Seeing that ‘in the spring of the year all kinds of flesh decays and grows out of season, and that it is convenient for the commonweal that they be sparit during that time, to the end that they may be mair plenteous and better cheap the rest of the year,’ the Privy Council forbade the use of flesh of any kind during ‘Lentern.’ Fleshers, hostelers, cooks, and taverners, were forbidden to slay any animals for use during that season hereafter, under pain of confiscation of their movable goods.—P. C. R. This order was kept up in the same terms for many years, a forced economy preserving a rule formerly based on a religious principle.
Mar. 4.
The Regent granted a licence to Cornelius De Vois, a Dutchman, for nineteen years, to search for gold and silver in any part of Scotland, ‘break the ground, mak sinks and pots therein, and to put labourers thereto,’ as he might think expedient, with assurance of full protection from the government, paying in requital for every hundred ounces of gold or silver which could be purified by washing, eight ounces, and for every hundred of the same which required the more expensive process of a purification by fire, four ounces.—P. C. R.
1567-8.
Stephen Atkinson, who speculated in the gold-mines of Scotland a generation later, gives us[53] some account of Cornelius De Vois, whom he calls a German lapidary, and who, he says, had come to Scotland with recommendations from Queen Elizabeth. According to this somewhat foolish writer, ‘Cornelius went to view the said mountains in Clydesdale and Nydesdale, upon which mountains he got a small taste of small gold. This was a whetstone to sharpen his knife upon; and this natural gold tasted so sweet as the honey-comb in his mouth. And then he consulted with his friends at Edinburgh, and by his persuasions provoked them to adventure with him, shewing them at first the natural gold, which he called the temptable gold, or alluring gold.
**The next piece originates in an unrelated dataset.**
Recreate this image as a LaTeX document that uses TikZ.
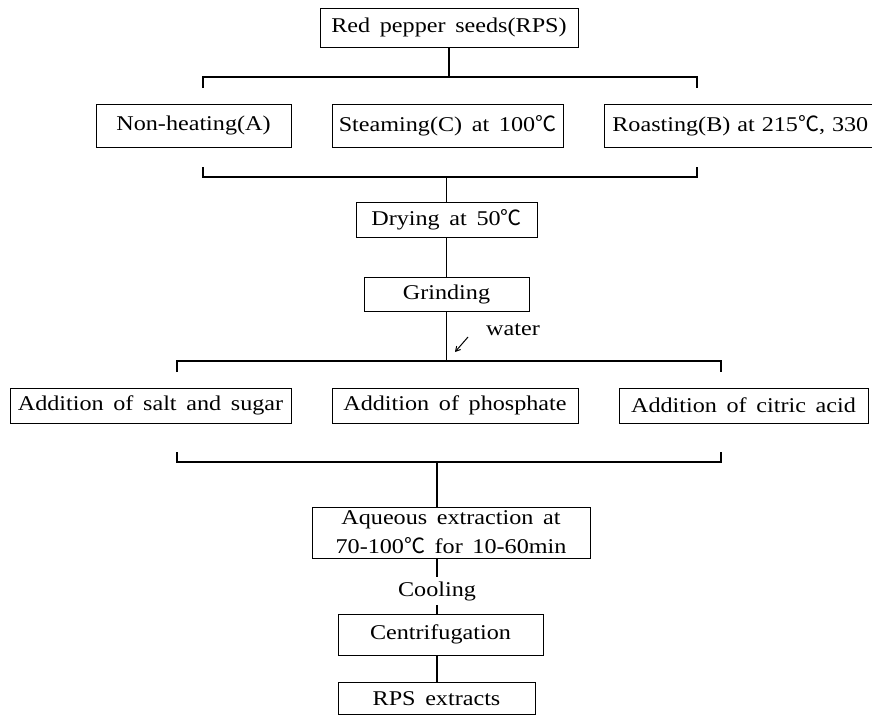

It was in sterns, and some like unto birds’ eyes and eggs: he compared it unto a woman’s eye, which entiseth her lover into her bosom.’ Cornelius was not inferior to his class in speculative extravagance. He found in his golden dreams a solution for the question regarding the poor. He saw Scotland and England ‘both oppressed with poor people which beg from door to door for want of employment, and no man looketh to it.’ But all these people were to find good and profitable employment if his projects were adopted. We are not accustomed to consider our countrymen inferior in energy and enterprise to the Germans. Yet Cornelius stated, that if he had been able to shew in his own country such indications of mineral wealth as he had found in Scotland, ‘then the whole country would confederate, and not rest till young and old that were able be set to work thereat, and to discover this treasure-house from whence this gold descended; and the people, from ten years old till ten times ten years old, should work thereat: no charges whatsoever should be spared, till mountains and mosses were turned into valleys and dales, but this treasure-house should be discovered.’
It appears that Cornelius so far prevailed on the Scots to ‘confederate,’ that they raised a stock of £5000 Scots, equal to about £416 sterling, and worked the mines under royal privileges. According to Atkinson, this adventurer ‘had sixscore men at work in valleys and dales. He employed both lads and lasses, idle men and women, which before went a-begging. He profited by their work, and they lived well and contented.’ They sought for the valuable metal by washing the detritus in the bottoms of the valleys, receiving from their employer a mark sterling for every ounce they realised. So long after as 1619, one John Gibson survived in the village of Crawford to relate how he had gathered gold in these valleys in pieces ‘like birds’ eyes and birds’ eggs,’ the best being found, he said, in Glengaber Water, in Ettrick, which he sold for 6s. 8d. sterling per ounce to the Earl of Morton. Cornelius, within the space of thirty days, sent to the cunyie-house in Edinburgh as much as eight pound-weight of gold, a quantity which would now bring £450 sterling.